The Nasa physicits are using an ultrafast laser to bond dissimilar materials in the manufacture of spaceflight components. Shown here are (from left to right): silica welded to copper; silica welded to invar; and sapphire welded to invar. Credits: NASA/W. Hrybyk
Another application being explored by the group with the ultrafast laser is the micromachining of microscopic features into different materials, such as the hair-sized pinholes they have already drilled into metals. The laser could also be used to etch microscopic channels or waveguides through which light could travel in PICs and laser transmitters. The same waveguides could also allow liquids to flow through microfluidic devices and chips needed for chemical analyses and instrument cooling.
‘Ultrafast lasers offer fundamental changes in how we can microprocess materials,’ commented Ted Swanson, senior technologist for strategic integration at Goddard. ‘The team’s work on this research effort will allow Goddard to adapt this emerging technology to a wide variety of flight applications.’

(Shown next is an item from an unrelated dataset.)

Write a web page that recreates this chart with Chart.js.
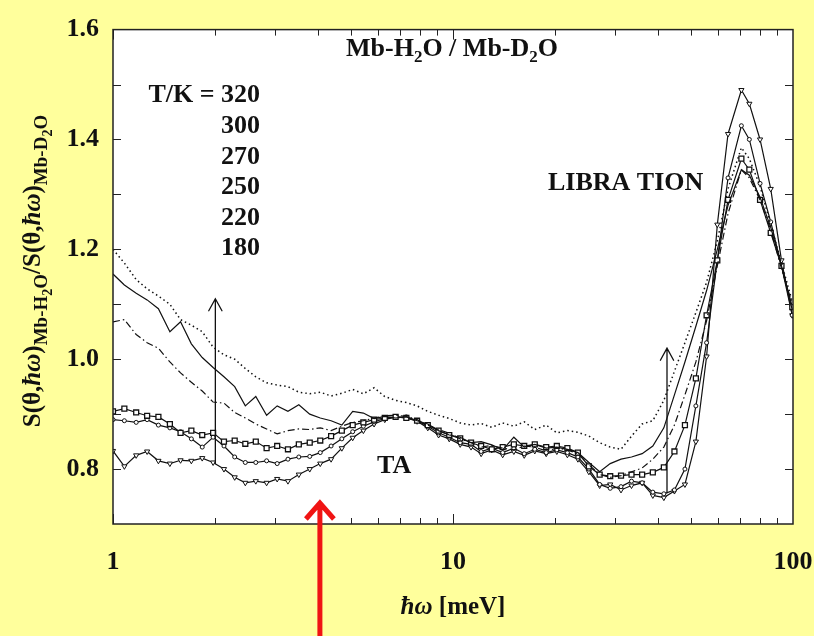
<!DOCTYPE html>
<html>
<head>
<meta charset="utf-8">
<script src="https://cdn.jsdelivr.net/npm/chart.js@4.4.1/dist/chart.umd.min.js"></script>
<style>
  html, body { margin: 0; padding: 0; background: #ffff9c; }
  #wrap { width: 814px; height: 636px; }
</style>
</head>
<body>
<div id="wrap"><canvas id="ratioChart" width="814" height="636"></canvas></div>
<script>
// energy transfer (meV)
const energy = [
  1.00, 1.08, 1.17, 1.26, 1.36, 1.47, 1.58, 1.70, 1.83, 1.97,
  2.12, 2.28, 2.45, 2.63, 2.83, 3.04, 3.27, 3.52, 3.79, 4.07,
  4.38, 4.71, 5.07, 5.45, 5.86, 6.30, 6.78, 7.29, 7.84, 8.43,
  9.07, 9.75, 10.5, 11.3, 12.1, 13.0, 14.0, 15.1, 16.2, 17.4,
  18.8, 20.2, 21.7, 23.3, 25.1, 27.0, 29.0, 31.2, 33.5, 36.0,
  38.7, 41.7, 44.8, 48.1, 51.8, 55.7, 59.9, 64.4, 70.5, 74.4,
  80.0, 86.0, 92.5, 99.5
];

// ratio S(H2O)/S(D2O) per temperature
const ratio320 = [
  1.200, 1.175, 1.145, 1.128, 1.115, 1.100, 1.072, 1.062, 1.050, 1.022,
  1.008, 1.000, 0.983, 0.968, 0.957, 0.953, 0.950, 0.940, 0.937, 0.940,
  0.933, 0.938, 0.945, 0.937, 0.948, 0.932, 0.925, 0.921, 0.915, 0.905,
  0.898, 0.892, 0.884, 0.880, 0.883, 0.876, 0.884, 0.878, 0.886, 0.872,
  0.880, 0.866, 0.870, 0.867, 0.860, 0.848, 0.840, 0.836, 0.860, 0.882,
  0.888, 0.925, 0.978, 1.030, 1.085, 1.140, 1.215, 1.310, 1.385, 1.365,
  1.315, 1.245, 1.175, 1.105
];
const ratio300 = [
  1.155, 1.135, 1.120, 1.108, 1.092, 1.050, 1.068, 1.028, 1.003, 0.985,
  0.968, 0.950, 0.915, 0.932, 0.898, 0.915, 0.905, 0.917, 0.900, 0.893,
  0.888, 0.880, 0.905, 0.902, 0.892, 0.896, 0.893, 0.895, 0.888, 0.882,
  0.870, 0.862, 0.858, 0.848, 0.850, 0.844, 0.835, 0.858, 0.840, 0.845,
  0.838, 0.840, 0.836, 0.830, 0.812, 0.795, 0.810, 0.818, 0.822, 0.828,
  0.842, 0.875, 0.935, 0.995, 1.060, 1.125, 1.200, 1.280, 1.345, 1.335,
  1.295, 1.240, 1.170, 1.090
];
const ratio270 = [
  1.068, 1.072, 1.045, 1.030, 1.020, 0.995, 0.975, 0.958, 0.942, 0.922,
  0.920, 0.903, 0.893, 0.882, 0.873, 0.864, 0.870, 0.873, 0.872, 0.875,
  0.870, 0.878, 0.885, 0.888, 0.893, 0.897, 0.898, 0.896, 0.890, 0.880,
  0.872, 0.865, 0.855, 0.848, 0.840, 0.843, 0.838, 0.835, 0.842, 0.840,
  0.833, 0.838, 0.835, 0.828, 0.808, 0.790, 0.785, 0.788, 0.795, 0.802,
  0.818, 0.840, 0.880, 0.935, 0.995, 1.070, 1.170, 1.265, 1.345, 1.330,
  1.290, 1.235, 1.165, 1.100
];
const ratio250 = [
  0.905, 0.910, 0.903, 0.897, 0.895, 0.882, 0.866, 0.870, 0.862, 0.866,
  0.850, 0.852, 0.846, 0.850, 0.838, 0.842, 0.836, 0.845, 0.848, 0.852,
  0.860, 0.870, 0.880, 0.885, 0.890, 0.893, 0.895, 0.893, 0.888, 0.880,
  0.870, 0.862, 0.856, 0.848, 0.842, 0.836, 0.840, 0.845, 0.842, 0.845,
  0.840, 0.842, 0.838, 0.830, 0.805, 0.790, 0.787, 0.788, 0.790, 0.790,
  0.794, 0.803, 0.832, 0.880, 0.965, 1.080, 1.180, 1.290, 1.365, 1.345,
  1.290, 1.230, 1.170, 1.095
];
const ratio220 = [
  0.890, 0.888, 0.885, 0.890, 0.880, 0.875, 0.868, 0.855, 0.840, 0.858,
  0.842, 0.822, 0.812, 0.812, 0.815, 0.810, 0.818, 0.822, 0.823, 0.830,
  0.842, 0.855, 0.868, 0.878, 0.886, 0.892, 0.894, 0.895, 0.888, 0.878,
  0.866, 0.858, 0.848, 0.845, 0.832, 0.838, 0.830, 0.838, 0.828, 0.836,
  0.830, 0.835, 0.830, 0.822, 0.800, 0.772, 0.765, 0.768, 0.778, 0.775,
  0.758, 0.755, 0.762, 0.800, 0.915, 1.030, 1.180, 1.330, 1.425, 1.400,
  1.320, 1.250, 1.170, 1.080
];
const ratio180 = [
  0.833, 0.805, 0.825, 0.832, 0.815, 0.810, 0.816, 0.815, 0.820, 0.812,
  0.800, 0.785, 0.775, 0.778, 0.775, 0.782, 0.778, 0.790, 0.800, 0.810,
  0.818, 0.838, 0.857, 0.870, 0.882, 0.890, 0.895, 0.893, 0.887, 0.875,
  0.862, 0.855, 0.845, 0.840, 0.828, 0.835, 0.826, 0.832, 0.825, 0.833,
  0.828, 0.832, 0.826, 0.818, 0.795, 0.770, 0.772, 0.762, 0.770, 0.775,
  0.752, 0.748, 0.760, 0.772, 0.850, 1.005, 1.245, 1.410, 1.490, 1.465,
  1.400, 1.310, 1.180, 1.080
];

const temps = ["320", "300", "270", "250", "220", "180"];
const xTickValues = [1, 10, 100];
const yTickValues = [0.8, 1.0, 1.2, 1.4, 1.6];

const SERIF = "'Liberation Serif', 'DejaVu Serif', serif";
const toPoints = (vals) => energy.map((e, i) => ({ x: e, y: vals[i] }));

const datasets = [
  { label: "320 K", data: toPoints(ratio320), borderDash: [1.5, 3], borderWidth: 1.5, pointRadius: 0 },
  { label: "300 K", data: toPoints(ratio300), borderWidth: 1.2, pointRadius: 0 },
  { label: "270 K", data: toPoints(ratio270), borderDash: [7, 3, 1.5, 3], borderWidth: 1.2, pointRadius: 0 },
  { label: "250 K", data: toPoints(ratio250), borderWidth: 1.2, pointStyle: "rect", pointRadius: 3.5, pointBorderWidth: 1.3 },
  { label: "220 K", data: toPoints(ratio220), borderWidth: 1.2, pointStyle: "circle", pointRadius: 2, pointBorderWidth: 1 },
  { label: "180 K", data: toPoints(ratio180), borderWidth: 1.2, pointStyle: "triangle", pointRotation: 180, pointRadius: 3, pointBorderWidth: 1 },
].map((d) => ({
  borderColor: "#111",
  backgroundColor: "#fff",
  pointBackgroundColor: "#fff",
  pointBorderColor: "#111",
  pointHoverRadius: 0,
  tension: 0,
  fill: false,
  ...d,
}));

/* ---------- helpers ---------- */
function richWidth(ctx, runs) {
  let w = 0;
  runs.forEach((r) => { ctx.font = r.font; w += ctx.measureText(r.t).width; });
  return w;
}
function drawRich(ctx, runs, x, y) {
  runs.forEach((r) => {
    ctx.font = r.font;
    ctx.fillText(r.t, x, y + (r.dy || 0));
    x += ctx.measureText(r.t).width;
  });
}
function arrow(ctx, x, y0, y1, head, width, color) {
  ctx.save();
  ctx.strokeStyle = color;
  ctx.lineWidth = width;
  ctx.lineCap = "round";
  ctx.beginPath();
  ctx.moveTo(x, y0);
  ctx.lineTo(x, y1);
  ctx.moveTo(x - head * 0.55, y1 + head);
  ctx.lineTo(x, y1);
  ctx.lineTo(x + head * 0.55, y1 + head);
  ctx.stroke();
  ctx.restore();
}

/* ---------- background + frame ---------- */
const backdrop = {
  id: "backdrop",
  beforeDraw(chart) {
    const { ctx, chartArea: a } = chart;
    ctx.save();
    ctx.fillStyle = "#ffff9c";
    ctx.fillRect(0, 0, chart.width, chart.height);
    ctx.fillStyle = "#ffffff";
    ctx.fillRect(a.left, a.top, a.right - a.left, a.bottom - a.top);
    ctx.restore();
  },
};

const frame = {
  id: "frame",
  afterDatasetsDraw(chart) {
    const { ctx, chartArea: a, scales: { x, y } } = chart;
    ctx.save();
    ctx.strokeStyle = "#222";
    ctx.lineWidth = 1;
    ctx.beginPath();
    for (let k = 0; k < 2; k++) {
      for (let d = 1; d < 10; d++) {
        const px = Math.round(x.getPixelForValue(d * Math.pow(10, k))) + 0.5;
        const len = d === 1 ? 10 : 6;
        ctx.moveTo(px, a.bottom); ctx.lineTo(px, a.bottom - len);
        ctx.moveTo(px, a.top); ctx.lineTo(px, a.top + len);
      }
    }
    for (let i = 1; i < 9; i++) {
      const py = Math.round(y.getPixelForValue(0.7 + i * 0.1)) + 0.5;
      ctx.moveTo(a.left, py); ctx.lineTo(a.left + 8, py);
      ctx.moveTo(a.right, py); ctx.lineTo(a.right - 8, py);
    }
    ctx.stroke();
    ctx.lineWidth = 1.5;
    ctx.strokeRect(a.left, a.top, a.right - a.left, a.bottom - a.top);
    ctx.restore();
  },
};

/* ---------- annotations ---------- */
const notes = {
  id: "notes",
  afterDraw(chart) {
    const { ctx, scales: { x, y } } = chart;
    const main = "bold 26px " + SERIF;
    const sub = "bold 17px " + SERIF;
    ctx.save();
    ctx.fillStyle = "#111";
    ctx.textBaseline = "alphabetic";

    // title inside plot
    const title = [
      { t: "Mb-H", font: main }, { t: "2", font: sub, dy: 6 }, { t: "O / Mb-D", font: main },
      { t: "2", font: sub, dy: 6 }, { t: "O", font: main },
    ];
    drawRich(ctx, title, 452 - richWidth(ctx, title) / 2, 56);

    // temperature list
    ctx.font = main;
    ctx.textAlign = "right";
    ctx.fillText("T/K = " + temps[0], 260, 102);
    temps.slice(1).forEach((t, i) => ctx.fillText(t, 260, 133 + i * 30.5));
    ctx.textAlign = "left";
    ctx.fillText("LIBRA TION", 548, 190);
    ctx.fillText("TA", 377, 473);

    // black arrows
    arrow(ctx, x.getPixelForValue(2.0), y.getPixelForValue(0.81), y.getPixelForValue(1.11), 12, 1.3, "#111");
    arrow(ctx, x.getPixelForValue(42.6), y.getPixelForValue(0.757), y.getPixelForValue(1.02), 12, 1.3, "#111");

    // red arrow from below the plot
    const rx = x.getPixelForValue(4.06);
    ctx.save();
    ctx.strokeStyle = "#f01414";
    ctx.lineWidth = 5;
    ctx.beginPath();
    ctx.moveTo(rx, chart.height);
    ctx.lineTo(rx, 503);
    ctx.moveTo(rx - 14, 519);
    ctx.lineTo(rx, 503);
    ctx.lineTo(rx + 14, 519);
    ctx.stroke();
    ctx.restore();

    // x axis title
    const xTitle = [
      { t: "ħω", font: "italic bold 25px " + SERIF }, { t: " [meV]", font: "bold 25px " + SERIF },
    ];
    drawRich(ctx, xTitle, 453 - richWidth(ctx, xTitle) / 2, 614);

    // y axis title, rotated
    const ymain = "bold 25px " + SERIF;
    const yital = "italic bold 25px " + SERIF;
    const ysub = "bold 19px " + SERIF;
    const ysub2 = "bold 14px " + SERIF;
    const yTitle = [
      { t: "S(θ,", font: ymain }, { t: "ħω", font: yital }, { t: ")", font: ymain },
      { t: "Mb-H", font: ysub, dy: 7 }, { t: "2", font: ysub2, dy: 12 }, { t: "O", font: ysub, dy: 7 },
      { t: "/S(θ,", font: ymain }, { t: "ħω", font: yital }, { t: ")", font: ymain },
      { t: "Mb-D", font: ysub, dy: 7 }, { t: "2", font: ysub2, dy: 12 }, { t: "O", font: ysub, dy: 7 },
    ];
    ctx.translate(40, 271);
    ctx.rotate(-Math.PI / 2);
    drawRich(ctx, yTitle, -richWidth(ctx, yTitle) / 2, 0);
    ctx.restore();
  },
};

new Chart(document.getElementById("ratioChart"), {
  type: "line",
  data: { datasets },
  options: {
    responsive: false,
    animation: false,
    layout: { padding: { top: 20, right: 21, left: 0, bottom: 0 } },
    plugins: { legend: { display: false }, tooltip: { enabled: false } },
    scales: {
      x: {
        type: "logarithmic",
        min: 1,
        max: 100,
        grid: { display: false, drawTicks: false },
        border: { display: false },
        afterBuildTicks: (axis) => { axis.ticks = xTickValues.map((v) => ({ value: v })); },
        afterFit: (axis) => { axis.height = 112; axis.paddingLeft = 0; axis.paddingRight = 0; },
        ticks: {
          autoSkip: false,
          maxRotation: 0,
          padding: 23,
          color: "#111",
          font: { family: SERIF, weight: "bold", size: 26 },
          callback: (v) => String(v),
        },
      },
      y: {
        min: 0.7,
        max: 1.6,
        grid: { display: false, drawTicks: false },
        border: { display: false },
        afterBuildTicks: (axis) => { axis.ticks = yTickValues.map((v) => ({ value: v })); },
        afterFit: (axis) => { axis.width = 113; },
        ticks: {
          padding: 14,
          color: "#111",
          font: { family: SERIF, weight: "bold", size: 26 },
          callback: (v) => v.toFixed(1),
        },
      },
    },
  },
  plugins: [backdrop, frame, notes],
});
</script>
</body>
</html>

To this end, the group of optical physicists — between working on NASA’s high-profile laser communication projects that are exploring the use of infrared pulses to transmit data to and from space — plans to compile a library of micromachining and welding capabilities using ultrafast lasers.
‘Once we are able to demonstrate this capability reliably, we will attempt to apply it to existing challenges here at Goddard,’ Lafon concluded. ‘Our initial research is showing that this technology could be applied to a large number of projects across NASA.’